I can honestly say this without a doubt...I don't know anyone I could recommend this movie to. I find this a bit of a shame because I would love to pick their brain. In fact saying that I enjoyed Archipelago almost has a shade of sadomasochist to it. The film itself is about a middle class family who have clearly spent years doing their best to pick each other apart. This is perhaps nothing new to some who were fans of films like American Beauty, The Ice Storm, Festen et all. However, such films have a certain element of warmth or connectivity to them. Archipelago has a chilliness as glacial as it's pace. For me its cold shoulder and British stiff upper lip is what makes the film so interesting.

Comparisons to Hanke and Bergman have been made and are very apt but gone is the dehumanization and existential crisis and is replaced with a repressed insecurity that only the British middle class could bring to proceedings. Hoggs film works best when it highlights those slight, recognizable intricacies that some families would love to hide.

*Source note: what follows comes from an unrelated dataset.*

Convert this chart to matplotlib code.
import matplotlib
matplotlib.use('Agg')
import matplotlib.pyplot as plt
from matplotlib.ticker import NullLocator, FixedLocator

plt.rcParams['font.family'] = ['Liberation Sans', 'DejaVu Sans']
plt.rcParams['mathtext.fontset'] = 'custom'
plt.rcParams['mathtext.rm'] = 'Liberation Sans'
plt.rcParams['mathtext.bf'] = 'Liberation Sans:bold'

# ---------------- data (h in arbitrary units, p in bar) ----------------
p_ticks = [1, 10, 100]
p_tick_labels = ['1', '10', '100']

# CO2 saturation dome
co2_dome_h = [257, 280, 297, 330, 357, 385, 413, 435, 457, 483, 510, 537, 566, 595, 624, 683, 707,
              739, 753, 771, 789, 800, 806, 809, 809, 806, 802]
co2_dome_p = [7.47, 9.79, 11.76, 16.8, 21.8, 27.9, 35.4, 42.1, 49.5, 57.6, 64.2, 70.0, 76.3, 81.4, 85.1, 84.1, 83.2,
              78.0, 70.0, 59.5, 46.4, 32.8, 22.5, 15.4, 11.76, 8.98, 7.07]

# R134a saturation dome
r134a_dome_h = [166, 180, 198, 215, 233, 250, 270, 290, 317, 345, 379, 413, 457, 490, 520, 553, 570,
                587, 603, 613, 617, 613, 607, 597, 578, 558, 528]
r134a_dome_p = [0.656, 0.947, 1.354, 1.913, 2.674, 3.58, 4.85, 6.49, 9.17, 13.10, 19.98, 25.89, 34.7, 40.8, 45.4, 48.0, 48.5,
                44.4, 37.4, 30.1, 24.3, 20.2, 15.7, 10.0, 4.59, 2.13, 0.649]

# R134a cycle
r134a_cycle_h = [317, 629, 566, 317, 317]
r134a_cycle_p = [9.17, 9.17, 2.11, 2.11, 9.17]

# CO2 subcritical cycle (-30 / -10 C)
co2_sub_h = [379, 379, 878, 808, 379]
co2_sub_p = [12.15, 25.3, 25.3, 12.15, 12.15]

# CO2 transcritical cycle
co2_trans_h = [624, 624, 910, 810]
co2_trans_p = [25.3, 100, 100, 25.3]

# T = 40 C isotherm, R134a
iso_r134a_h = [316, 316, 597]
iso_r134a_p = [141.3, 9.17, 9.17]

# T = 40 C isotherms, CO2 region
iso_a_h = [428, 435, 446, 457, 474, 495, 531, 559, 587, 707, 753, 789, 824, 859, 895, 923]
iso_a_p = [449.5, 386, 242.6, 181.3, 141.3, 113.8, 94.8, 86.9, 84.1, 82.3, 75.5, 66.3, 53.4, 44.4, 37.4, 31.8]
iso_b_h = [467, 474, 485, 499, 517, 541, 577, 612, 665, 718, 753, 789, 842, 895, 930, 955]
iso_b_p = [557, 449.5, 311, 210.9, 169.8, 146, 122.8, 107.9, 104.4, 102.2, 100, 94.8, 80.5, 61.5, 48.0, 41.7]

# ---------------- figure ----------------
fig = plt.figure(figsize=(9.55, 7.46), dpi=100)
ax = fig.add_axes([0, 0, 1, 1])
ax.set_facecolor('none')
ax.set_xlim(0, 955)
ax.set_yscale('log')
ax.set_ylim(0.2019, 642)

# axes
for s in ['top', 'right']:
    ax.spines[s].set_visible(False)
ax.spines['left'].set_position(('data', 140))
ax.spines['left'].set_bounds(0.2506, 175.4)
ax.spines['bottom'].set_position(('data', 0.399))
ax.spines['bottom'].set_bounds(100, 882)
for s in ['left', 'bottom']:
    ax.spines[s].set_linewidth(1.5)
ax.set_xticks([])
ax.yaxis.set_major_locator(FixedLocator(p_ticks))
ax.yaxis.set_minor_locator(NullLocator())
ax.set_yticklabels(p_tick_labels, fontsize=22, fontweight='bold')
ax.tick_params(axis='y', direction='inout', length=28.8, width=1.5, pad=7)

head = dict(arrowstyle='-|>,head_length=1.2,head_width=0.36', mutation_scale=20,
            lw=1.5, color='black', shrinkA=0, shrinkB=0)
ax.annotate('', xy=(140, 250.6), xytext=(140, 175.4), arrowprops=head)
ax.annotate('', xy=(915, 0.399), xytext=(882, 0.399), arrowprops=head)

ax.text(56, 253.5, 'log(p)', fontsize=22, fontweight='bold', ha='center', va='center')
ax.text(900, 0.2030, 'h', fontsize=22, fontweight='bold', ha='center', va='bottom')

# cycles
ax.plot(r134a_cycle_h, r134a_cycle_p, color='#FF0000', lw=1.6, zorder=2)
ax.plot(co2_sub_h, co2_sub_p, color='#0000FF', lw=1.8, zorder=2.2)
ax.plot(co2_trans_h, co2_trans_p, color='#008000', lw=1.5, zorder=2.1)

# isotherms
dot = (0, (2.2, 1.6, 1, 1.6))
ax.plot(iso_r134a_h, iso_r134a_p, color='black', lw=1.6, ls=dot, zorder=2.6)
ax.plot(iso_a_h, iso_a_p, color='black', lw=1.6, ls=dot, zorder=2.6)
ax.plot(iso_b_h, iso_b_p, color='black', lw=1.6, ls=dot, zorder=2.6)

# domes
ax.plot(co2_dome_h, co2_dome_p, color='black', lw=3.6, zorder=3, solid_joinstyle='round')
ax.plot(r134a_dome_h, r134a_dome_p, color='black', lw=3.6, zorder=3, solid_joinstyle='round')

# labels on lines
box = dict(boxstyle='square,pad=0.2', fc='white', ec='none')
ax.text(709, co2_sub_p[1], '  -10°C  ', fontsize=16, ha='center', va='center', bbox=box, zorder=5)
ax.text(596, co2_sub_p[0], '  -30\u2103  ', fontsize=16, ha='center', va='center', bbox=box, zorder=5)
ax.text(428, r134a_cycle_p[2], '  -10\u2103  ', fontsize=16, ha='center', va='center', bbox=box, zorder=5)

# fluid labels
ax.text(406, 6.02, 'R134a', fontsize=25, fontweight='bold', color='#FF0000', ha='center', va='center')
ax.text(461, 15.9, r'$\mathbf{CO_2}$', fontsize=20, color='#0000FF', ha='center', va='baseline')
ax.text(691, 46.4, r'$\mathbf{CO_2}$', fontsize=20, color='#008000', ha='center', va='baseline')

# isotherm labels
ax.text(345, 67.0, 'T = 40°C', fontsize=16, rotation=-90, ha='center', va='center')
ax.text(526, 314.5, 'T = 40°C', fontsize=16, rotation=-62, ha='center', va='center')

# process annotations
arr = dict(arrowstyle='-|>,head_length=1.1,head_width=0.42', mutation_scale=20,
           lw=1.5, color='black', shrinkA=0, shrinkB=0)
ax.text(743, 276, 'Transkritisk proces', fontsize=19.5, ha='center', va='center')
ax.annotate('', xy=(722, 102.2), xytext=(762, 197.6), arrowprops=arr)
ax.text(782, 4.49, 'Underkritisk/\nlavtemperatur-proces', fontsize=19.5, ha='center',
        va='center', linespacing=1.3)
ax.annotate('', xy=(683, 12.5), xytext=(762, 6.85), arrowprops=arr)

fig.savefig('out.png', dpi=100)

Told in static, unwavering shots (combined with some beautiful blocking/framing of characters) Joanne Hogg sets and maintains the films focus and tone with remarkable precision. We learn much about these characters through their placement and coupling alone. Such aspects are important as despite it's naturalistic and often economic dialogue, most of the films kick comes from their restraint and body language. An example of this is Edward (Huddlestone) whose gawky stance and positioning constantly betray his feelings towards his other family members. It's also worth noting that one of the films domineering characters is an unseen, absent father who is given an eerie omnipresence by the family's one sided phone calls with him. The reason I bring this up is due to Edwards presence (or lack there of) when the calls are made. When the revelation that the family are on holiday for one last get together with Edward before he goes to Africa for 11 months, the lack of communication speak volumes. 

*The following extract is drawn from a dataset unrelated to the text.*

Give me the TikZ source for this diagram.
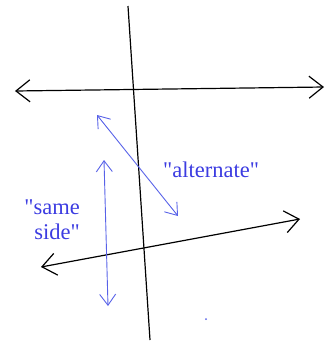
\documentclass[tikz,border=0pt]{standalone}
\usepackage{fontspec}
\setmainfont{Liberation Serif}
\usetikzlibrary{arrows.meta}
\definecolor{penblue}{RGB}{88, 98, 232}
\definecolor{inkblue}{RGB}{60, 60, 225}
\newcommand{\qq}{\textquotedbl}

\begin{document}
\begin{tikzpicture}[
    x=1pt, y=-1pt,
    line/.style={line width=1.2pt, black,
                 {Straight Barb[length=14pt, width=22pt]}-{Straight Barb[length=14pt, width=22pt]}},
    pair/.style={line width=0.9pt, penblue,
                 {Straight Barb[length=11pt, width=16pt]}-{Straight Barb[length=11pt, width=16pt]}},
    word/.style={text=inkblue, font=\fontsize{22.5}{25}\selectfont, inner sep=0pt},
  ]
    \useasboundingbox (0,0) rectangle (328,341);

    % end points of the lines
    \coordinate (topL) at (15,91);
    \coordinate (topR) at (324,87);
    \coordinate (botL) at (41,267);
    \coordinate (botR) at (300,219);
    \coordinate (cutT) at (128,6);
    \coordinate (cutB) at (150,340);

    % parallel lines and transversal
    \draw[line] (topL) -- (topR);
    \draw[line] (botL) -- (botR);
    \draw[line width=1.2pt] (cutT) -- (cutB);

    % angle pairs
    \coordinate (altA) at (97,115);
    \coordinate (altB) at (178,216);
    \coordinate (sameA) at (104,160);
    \coordinate (sameB) at (108,306);
    \draw[pair] (altA) -- (altB);
    \draw[pair] (sameA) -- (sameB);

    % labels
    \node[word, anchor=base west] (alt) at (163,177) {\qq alternate\qq};
    \node[word, anchor=base east, align=right] (same) at (80,239) {\qq same\\side\qq};
    \fill[penblue] (206,319) circle (1pt);
  \end{tikzpicture}
\end{document}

Conversation with the film are often polite pleasantries, masking a bitterness and anxiety that's clearly been felt for years. Hogg manages to seize upon this aspect time and time again throughout. The films main highlight involving Edwards sister Cynthia (a wonderfully scrabulous Lydia Leonard), a restaurant and some cooked guinea fowl is not only a well observed moment of humor, but also a deftly timed release of restrained emotion that truly feels like it's been back up since the helicopter landed on the island. You get the feeling that the missing father micromanages every relationship within the family.
 
Archipelago is carefully handled affair with Joanna Hogg who makes use her own directional discipline to take hold of a family who has lost their own. It is a film without a "regular" narrative structure but this is a film that doesn't need one. Keeping us at an arms distance at all times, we can merely watch in cringe-worthy detail a brief moment in this family's life. We will never know what's made them this way, only speculate. You don't get the relief of a usual cliched ending you can only hope that things can get better. The film by no way perfect; it's pace is beyond slow, there characters are be no means likable and it suffers from a very irritating artist character whose pretensions are almost as insufferable as my own. But Hogg's ability to open a door to these people, stir such fascination about them before shutting us off with nothing but our own thoughts to ponder, allows Archipelago to be one of the most stimulating films I've taken in this years first quarter. I don't know anyone I can recommend this to, but those who have the patience may absorb much from viewing it.